September Workforce Newsletter (CLICK HERE)

October 2, 2017

Job Growth Moderates in August as Low Unemployment Continues 

JOB GROWTH: The employment market continued to show steady though slightly slower growth in August when compared to July, adding 156,000 new positions. Over the past three months, job gains have averaged 185,000 per month, right in line with
the average monthly gain of 187,000 in 2016.

TOP INDUSTRIES: August offered a brightened outlook for blue-collar employment, with gains in manufacturing, construction and mining, in addition to continued forward momentum in professional and technical services and health care.

UNEMPLOYMENT: The unemployment rate continued steadily along a track it has maintained for several months now, shifting marginally from month to month. The August rate was slightly higher at 4.4 percent than July’s rate of 4.3 percent. In the good news department, unemployment for those with less than a high school diploma retreated by almost one full percentage point.

WAGES: Payrolls exhibited little movement in August, gaining an average increase of three cents per hour, sustaining an annual average hourly increase of 2.5 percent.

WORK WEEK: The average work week was little changed, moving slightly downward to 34.4 hours.

TEMPORARY JOB TRENDS: For the fifth consecutive month, temporary job penetration exceeded three million jobs, although job gains in the sector were flat.

WHAT DOES IT ALL MEAN? Continuing job growth and high employment should point to a strengthening economy and greater optimism from business.
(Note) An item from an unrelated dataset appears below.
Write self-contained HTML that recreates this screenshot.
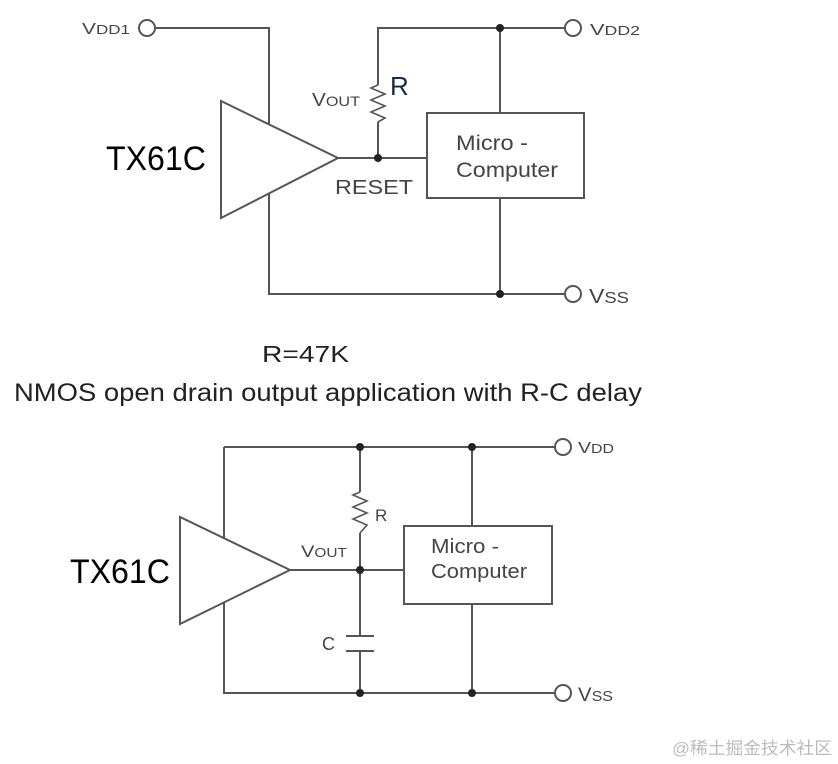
<!DOCTYPE html>
<html><head><meta charset="utf-8"><style>
html,body{margin:0;padding:0;background:#fff;width:838px;height:764px;overflow:hidden}
svg{display:block}
text{font-family:"Liberation Sans",Arial,sans-serif;fill:#444}
</style></head><body>
<svg width="838" height="764" viewBox="0 0 838 764" xmlns="http://www.w3.org/2000/svg">
<g stroke="#555" stroke-width="2" fill="none">
<polyline points="156,28 269,28 269,294 565,294"/>
<polyline points="378,85 378,28 565,28"/>
<line x1="500" y1="28" x2="500" y2="113"/>
<line x1="500" y1="198" x2="500" y2="294"/>
<polyline points="338,158 427,158"/>
<polyline points="378,122 378,158"/>
<polyline points="378,85 371,88 385,94 371,100 385,106 371,112 385,118 378,122" stroke-width="1.6"/>
<polygon points="221,101 221,218 338,158" fill="#fff"/>
<rect x="427" y="113" width="157" height="85" fill="#fff"/>
<circle cx="147" cy="28" r="8" fill="#fff"/>
<circle cx="573" cy="28" r="8" fill="#fff"/>
<circle cx="573" cy="294" r="8" fill="#fff"/>
<polyline points="224,447 555,447"/>
<polyline points="224,447 224,693 555,693"/>
<line x1="472" y1="447" x2="472" y2="526"/>
<line x1="472" y1="604" x2="472" y2="693"/>
<line x1="360" y1="447" x2="360" y2="492"/>
<polyline points="360,492 353,495 367,501 353,507 367,513 353,519 367,525 360,533" stroke-width="1.6"/>
<line x1="360" y1="533" x2="360" y2="636"/>
<line x1="360" y1="651" x2="360" y2="693"/>
<line x1="346" y1="636" x2="374" y2="636"/>
<line x1="346" y1="651" x2="374" y2="651"/>
<line x1="290" y1="570" x2="404" y2="570"/>
<polygon points="180,517 180,624 290,570" fill="#fff"/>
<rect x="404" y="526" width="148" height="78" fill="#fff"/>
<circle cx="563" cy="447" r="8" fill="#fff"/>
<circle cx="563" cy="693" r="8" fill="#fff"/>
</g>
<g fill="#222">
<circle cx="378" cy="158" r="4"/>
<circle cx="500" cy="28" r="4"/>
<circle cx="500" cy="294" r="4"/>
<circle cx="360" cy="447" r="4"/>
<circle cx="472" cy="447" r="4"/>
<circle cx="360" cy="570" r="4"/>
<circle cx="360" cy="693" r="4"/>
<circle cx="472" cy="693" r="4"/>
</g>
<text x="82" y="34" font-size="16" textLength="48" lengthAdjust="spacingAndGlyphs">V<tspan font-size="13">DD1</tspan></text>
<text x="590" y="35" font-size="16" textLength="50" lengthAdjust="spacingAndGlyphs">V<tspan font-size="13">DD2</tspan></text>
<text x="589" y="303" font-size="20" textLength="40" lengthAdjust="spacingAndGlyphs">V<tspan font-size="16">SS</tspan></text>
<text x="312" y="106" font-size="18" textLength="48" lengthAdjust="spacingAndGlyphs">V<tspan font-size="14">OUT</tspan></text>
<text x="390" y="95" font-size="26" style="fill:#1a2a4a">R</text>
<text x="335" y="194" font-size="20" textLength="78" lengthAdjust="spacingAndGlyphs">RESET</text>
<text x="456" y="150" font-size="21" textLength="72" lengthAdjust="spacingAndGlyphs">Micro -</text>
<text x="456" y="177" font-size="21" textLength="102" lengthAdjust="spacingAndGlyphs">Computer</text>
<text x="106" y="170" font-size="34" style="fill:#000" textLength="100" lengthAdjust="spacingAndGlyphs">TX61C</text>
<text x="262" y="362" font-size="23" style="fill:#222" textLength="87" lengthAdjust="spacingAndGlyphs">R=47K</text>
<text x="14" y="401" font-size="25" style="fill:#222" textLength="628" lengthAdjust="spacingAndGlyphs">NMOS open drain output application with R-C delay</text>
<text x="578" y="453" font-size="16" textLength="36" lengthAdjust="spacingAndGlyphs">V<tspan font-size="13">DD</tspan></text>
<text x="578" y="701" font-size="19" textLength="35" lengthAdjust="spacingAndGlyphs">V<tspan font-size="15">SS</tspan></text>
<text x="301" y="557" font-size="17" textLength="46" lengthAdjust="spacingAndGlyphs">V<tspan font-size="13">OUT</tspan></text>
<text x="375" y="521" font-size="17">R</text>
<text x="322" y="650" font-size="18">C</text>
<text x="431" y="553" font-size="20" textLength="68" lengthAdjust="spacingAndGlyphs">Micro -</text>
<text x="431" y="578" font-size="20" textLength="96" lengthAdjust="spacingAndGlyphs">Computer</text>
<text x="70" y="583" font-size="34" style="fill:#000" textLength="100" lengthAdjust="spacingAndGlyphs">TX61C</text>
<text x="672" y="754" font-size="17" textLength="160" lengthAdjust="spacingAndGlyphs" style="fill:#bbb;font-family:'Liberation Sans','Noto Sans CJK SC',sans-serif">@稀土掘金技术社区</text>
</svg>
</body></html>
And to some extent, it does. However, there is still a significant gap between job openings and job fills, to the tune of three times as many openings as filled positions. That shortfall not only makes it exceedingly difficult for employers to find the people they need, it increases pressure on employers to raise starting salaries, hire more younger workers so they can gain critical employment experience and step up training initiatives to help bridge the skills gap.